Exercise:
Return the listing below verbatim. Pictures do not belong in the copy.

Records:
========
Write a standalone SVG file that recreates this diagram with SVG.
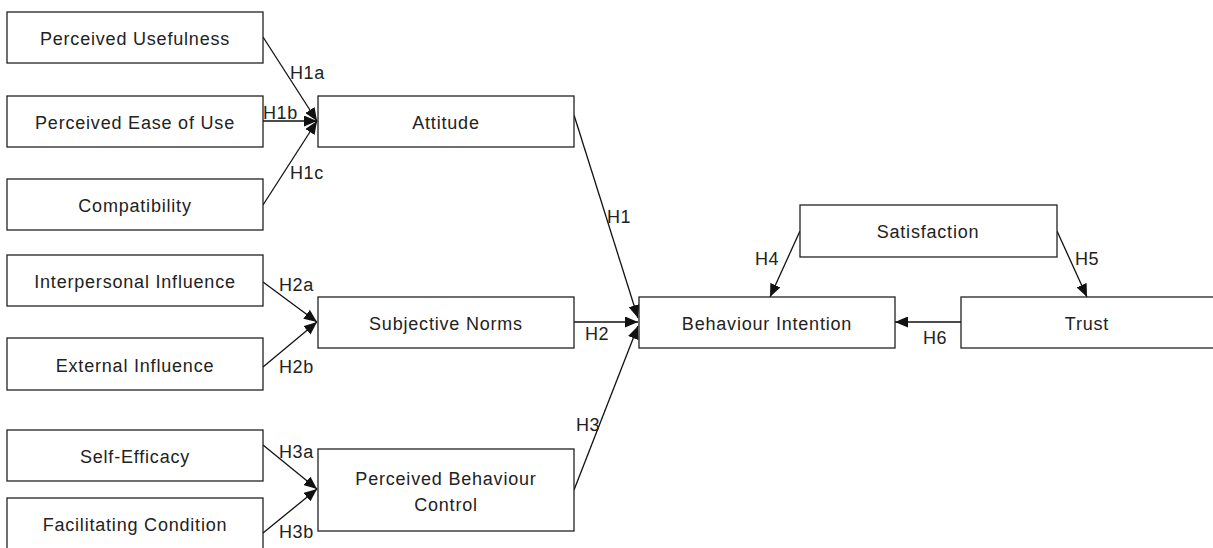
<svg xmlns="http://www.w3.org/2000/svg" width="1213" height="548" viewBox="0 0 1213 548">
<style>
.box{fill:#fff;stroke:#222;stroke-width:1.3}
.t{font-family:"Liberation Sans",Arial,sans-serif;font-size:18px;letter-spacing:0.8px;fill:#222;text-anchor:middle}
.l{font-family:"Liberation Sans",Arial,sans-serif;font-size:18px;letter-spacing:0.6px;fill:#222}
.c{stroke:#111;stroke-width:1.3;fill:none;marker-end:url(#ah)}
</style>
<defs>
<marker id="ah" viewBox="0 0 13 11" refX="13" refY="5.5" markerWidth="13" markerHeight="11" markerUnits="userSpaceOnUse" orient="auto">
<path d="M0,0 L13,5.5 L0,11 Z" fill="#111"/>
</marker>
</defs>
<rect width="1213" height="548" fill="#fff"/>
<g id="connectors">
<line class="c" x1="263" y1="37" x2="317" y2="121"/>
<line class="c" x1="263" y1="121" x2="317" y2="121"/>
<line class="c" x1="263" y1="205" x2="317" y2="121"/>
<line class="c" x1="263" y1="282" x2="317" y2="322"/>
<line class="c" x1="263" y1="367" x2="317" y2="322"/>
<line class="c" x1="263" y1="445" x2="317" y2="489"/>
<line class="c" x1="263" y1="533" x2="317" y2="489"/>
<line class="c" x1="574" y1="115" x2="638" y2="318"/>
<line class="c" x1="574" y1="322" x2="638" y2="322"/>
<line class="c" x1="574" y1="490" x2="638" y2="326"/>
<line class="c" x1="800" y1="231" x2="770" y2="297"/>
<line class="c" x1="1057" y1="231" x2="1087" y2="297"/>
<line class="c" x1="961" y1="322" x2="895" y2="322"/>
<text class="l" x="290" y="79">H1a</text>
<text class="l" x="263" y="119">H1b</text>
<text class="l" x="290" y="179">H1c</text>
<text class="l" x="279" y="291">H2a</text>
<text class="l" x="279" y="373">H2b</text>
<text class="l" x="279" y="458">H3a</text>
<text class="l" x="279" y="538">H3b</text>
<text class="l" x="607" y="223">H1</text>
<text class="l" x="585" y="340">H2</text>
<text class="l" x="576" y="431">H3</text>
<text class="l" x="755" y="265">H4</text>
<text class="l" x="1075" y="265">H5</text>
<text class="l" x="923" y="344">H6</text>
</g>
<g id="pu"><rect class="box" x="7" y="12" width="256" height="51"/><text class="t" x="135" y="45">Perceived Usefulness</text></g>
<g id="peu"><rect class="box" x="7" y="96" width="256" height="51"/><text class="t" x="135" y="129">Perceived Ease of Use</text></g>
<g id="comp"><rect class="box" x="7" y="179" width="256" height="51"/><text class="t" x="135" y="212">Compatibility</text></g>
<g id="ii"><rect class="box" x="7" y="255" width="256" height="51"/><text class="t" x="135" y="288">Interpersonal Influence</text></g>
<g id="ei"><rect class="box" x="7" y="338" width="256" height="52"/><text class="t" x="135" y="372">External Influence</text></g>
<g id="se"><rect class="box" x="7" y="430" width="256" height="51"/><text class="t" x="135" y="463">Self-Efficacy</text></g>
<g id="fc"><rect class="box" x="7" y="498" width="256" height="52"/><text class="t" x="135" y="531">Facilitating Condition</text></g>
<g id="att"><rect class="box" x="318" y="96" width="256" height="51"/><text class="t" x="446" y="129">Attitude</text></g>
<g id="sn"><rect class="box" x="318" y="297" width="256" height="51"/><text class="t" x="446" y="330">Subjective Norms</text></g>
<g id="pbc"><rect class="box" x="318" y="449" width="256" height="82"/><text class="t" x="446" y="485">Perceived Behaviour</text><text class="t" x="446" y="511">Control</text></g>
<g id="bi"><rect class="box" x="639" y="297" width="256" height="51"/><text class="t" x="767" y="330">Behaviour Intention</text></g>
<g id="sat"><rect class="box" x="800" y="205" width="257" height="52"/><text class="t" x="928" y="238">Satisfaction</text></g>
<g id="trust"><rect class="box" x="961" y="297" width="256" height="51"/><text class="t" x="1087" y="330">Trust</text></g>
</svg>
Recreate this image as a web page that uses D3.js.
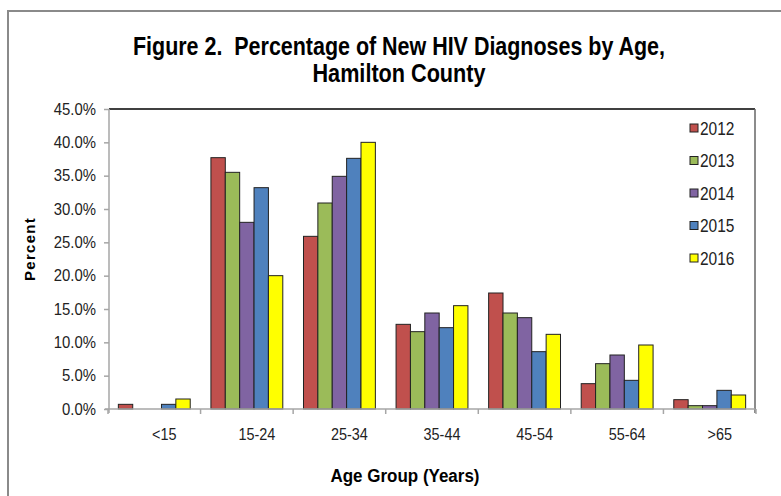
========
Exercise response:
Write a standalone SVG file that recreates this diagram with SVG.
<svg xmlns="http://www.w3.org/2000/svg" width="1213" height="548" viewBox="0 0 1213 548">
<style>
.box{fill:#fff;stroke:#222;stroke-width:1.3}
.t{font-family:"Liberation Sans",Arial,sans-serif;font-size:18px;letter-spacing:0.8px;fill:#222;text-anchor:middle}
.l{font-family:"Liberation Sans",Arial,sans-serif;font-size:18px;letter-spacing:0.6px;fill:#222}
.c{stroke:#111;stroke-width:1.3;fill:none;marker-end:url(#ah)}
</style>
<defs>
<marker id="ah" viewBox="0 0 13 11" refX="13" refY="5.5" markerWidth="13" markerHeight="11" markerUnits="userSpaceOnUse" orient="auto">
<path d="M0,0 L13,5.5 L0,11 Z" fill="#111"/>
</marker>
</defs>
<rect width="1213" height="548" fill="#fff"/>
<g id="connectors">
<line class="c" x1="263" y1="37" x2="317" y2="121"/>
<line class="c" x1="263" y1="121" x2="317" y2="121"/>
<line class="c" x1="263" y1="205" x2="317" y2="121"/>
<line class="c" x1="263" y1="282" x2="317" y2="322"/>
<line class="c" x1="263" y1="367" x2="317" y2="322"/>
<line class="c" x1="263" y1="445" x2="317" y2="489"/>
<line class="c" x1="263" y1="533" x2="317" y2="489"/>
<line class="c" x1="574" y1="115" x2="638" y2="318"/>
<line class="c" x1="574" y1="322" x2="638" y2="322"/>
<line class="c" x1="574" y1="490" x2="638" y2="326"/>
<line class="c" x1="800" y1="231" x2="770" y2="297"/>
<line class="c" x1="1057" y1="231" x2="1087" y2="297"/>
<line class="c" x1="961" y1="322" x2="895" y2="322"/>
<text class="l" x="290" y="79">H1a</text>
<text class="l" x="263" y="119">H1b</text>
<text class="l" x="290" y="179">H1c</text>
<text class="l" x="279" y="291">H2a</text>
<text class="l" x="279" y="373">H2b</text>
<text class="l" x="279" y="458">H3a</text>
<text class="l" x="279" y="538">H3b</text>
<text class="l" x="607" y="223">H1</text>
<text class="l" x="585" y="340">H2</text>
<text class="l" x="576" y="431">H3</text>
<text class="l" x="755" y="265">H4</text>
<text class="l" x="1075" y="265">H5</text>
<text class="l" x="923" y="344">H6</text>
</g>
<g id="pu"><rect class="box" x="7" y="12" width="256" height="51"/><text class="t" x="135" y="45">Perceived Usefulness</text></g>
<g id="peu"><rect class="box" x="7" y="96" width="256" height="51"/><text class="t" x="135" y="129">Perceived Ease of Use</text></g>
<g id="comp"><rect class="box" x="7" y="179" width="256" height="51"/><text class="t" x="135" y="212">Compatibility</text></g>
<g id="ii"><rect class="box" x="7" y="255" width="256" height="51"/><text class="t" x="135" y="288">Interpersonal Influence</text></g>
<g id="ei"><rect class="box" x="7" y="338" width="256" height="52"/><text class="t" x="135" y="372">External Influence</text></g>
<g id="se"><rect class="box" x="7" y="430" width="256" height="51"/><text class="t" x="135" y="463">Self-Efficacy</text></g>
<g id="fc"><rect class="box" x="7" y="498" width="256" height="52"/><text class="t" x="135" y="531">Facilitating Condition</text></g>
<g id="att"><rect class="box" x="318" y="96" width="256" height="51"/><text class="t" x="446" y="129">Attitude</text></g>
<g id="sn"><rect class="box" x="318" y="297" width="256" height="51"/><text class="t" x="446" y="330">Subjective Norms</text></g>
<g id="pbc"><rect class="box" x="318" y="449" width="256" height="82"/><text class="t" x="446" y="485">Perceived Behaviour</text><text class="t" x="446" y="511">Control</text></g>
<g id="bi"><rect class="box" x="639" y="297" width="256" height="51"/><text class="t" x="767" y="330">Behaviour Intention</text></g>
<g id="sat"><rect class="box" x="800" y="205" width="257" height="52"/><text class="t" x="928" y="238">Satisfaction</text></g>
<g id="trust"><rect class="box" x="961" y="297" width="256" height="51"/><text class="t" x="1087" y="330">Trust</text></g>
</svg>
Recreate this image as a web page that uses D3.js.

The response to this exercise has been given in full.